Marcellin DESBOUTIN
Cérilly 1823 - Nice 1902
Biography
A painter, printmaker and writer, Marcellin Gilbert Desboutin was born into a wealthy family, and for the first part of his life enjoyed a comfortable existence. Giving up a career in law in favour of becoming an artist, in 1845 he entered the Ecole des Beaux-Arts, where he studied first with the sculptor Louis-Jules Etex and later with the painter Thomas Couture. In 1854, after several years of travelling in England and the Low Countries, Desboutin and his family settled in Italy, where he bought the Villa dell’Ombrellino at Bellosguardo, overlooking Florence. He was to live there for the next seventeen years, enjoying a luxurious lifestyle and amassing a collection of paintings and furniture, as well as writing plays. The Villa dell’Ombrellino hosted numerous artists and writers visiting from France, while Desboutin also befriended several Italian artists, including Giuseppe de Nittis, Telemaco Signorini and Giovanni Boldini, who painted his portrait.

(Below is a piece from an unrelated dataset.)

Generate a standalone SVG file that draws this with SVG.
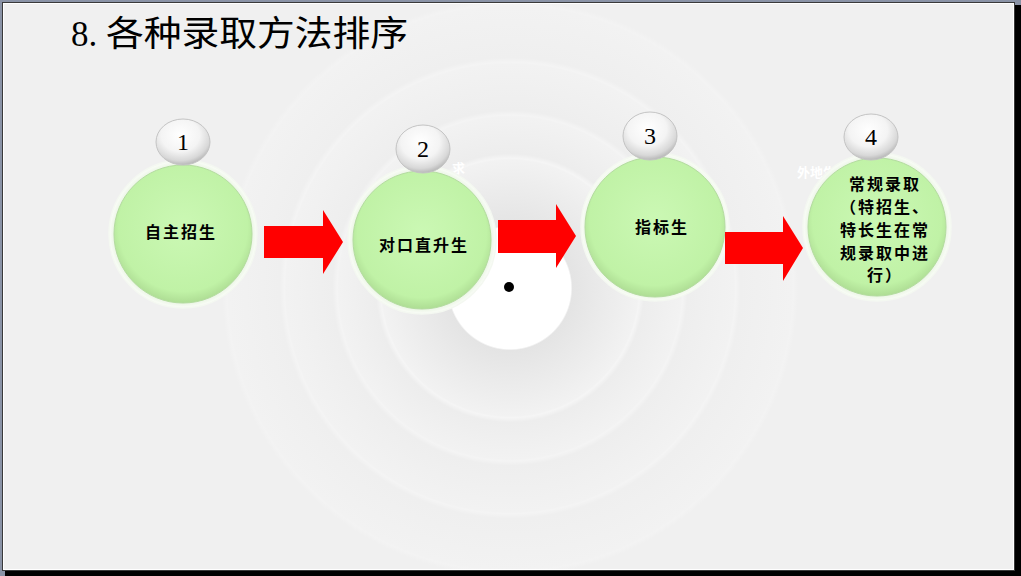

The collapse of his family’s fortunes in the early 1870s led to a sudden change in Desboutin’s lifestyle, and he was forced to abandon the Villa dell’Ombrellino in 1871 and leave Italy. He was back in Paris by 1873, living poorly in a small apartment and attempting to make a living from his art. As Amy Marquis has recently described the artist, he was ‘a sociable man who frequented the most popular salons and cafés in Paris and developed lifelong friendships that placed him at the heart of literary and artistic circles…Desboutin was an engaging character and as a bon vivant who fell on hard times, he became the archetype of the bohemian artist.’ Desboutin sent paintings and etchings to the Salons, winning prizes in 1879 and 1889, and also took part in the second Impressionist exhibition in 1876. For many years, he was at the centre of a group of artists and writers who met regularly at the Café Guerbois, and later at the Café de la Nouvelle Athènes. When his young son became ill in 1880, Desboutin moved to the South of France, living in Nice for eight years and painting a number of portraits of wealthy patrons on the Côte d’Azur. On his return to Paris he enjoyed his most productive years as a painter, although in 1896 he decided to return to Nice for good. Desboutin was a founder member of the Société Nationale des Beaux-Arts in 1890, where he exhibited regularly until his death in 1902.
A close friend of Edgar Degas, for whom he posed for the painting L’Absinthe of 1876, like him Desboutin was a gifted printmaker. A member of the Société des Aquafortistes, he was known especially for his portraits in drypoint of some of the leading cultural figures of the day, which were printed in small editions and sold for between one and two hundred francs apiece.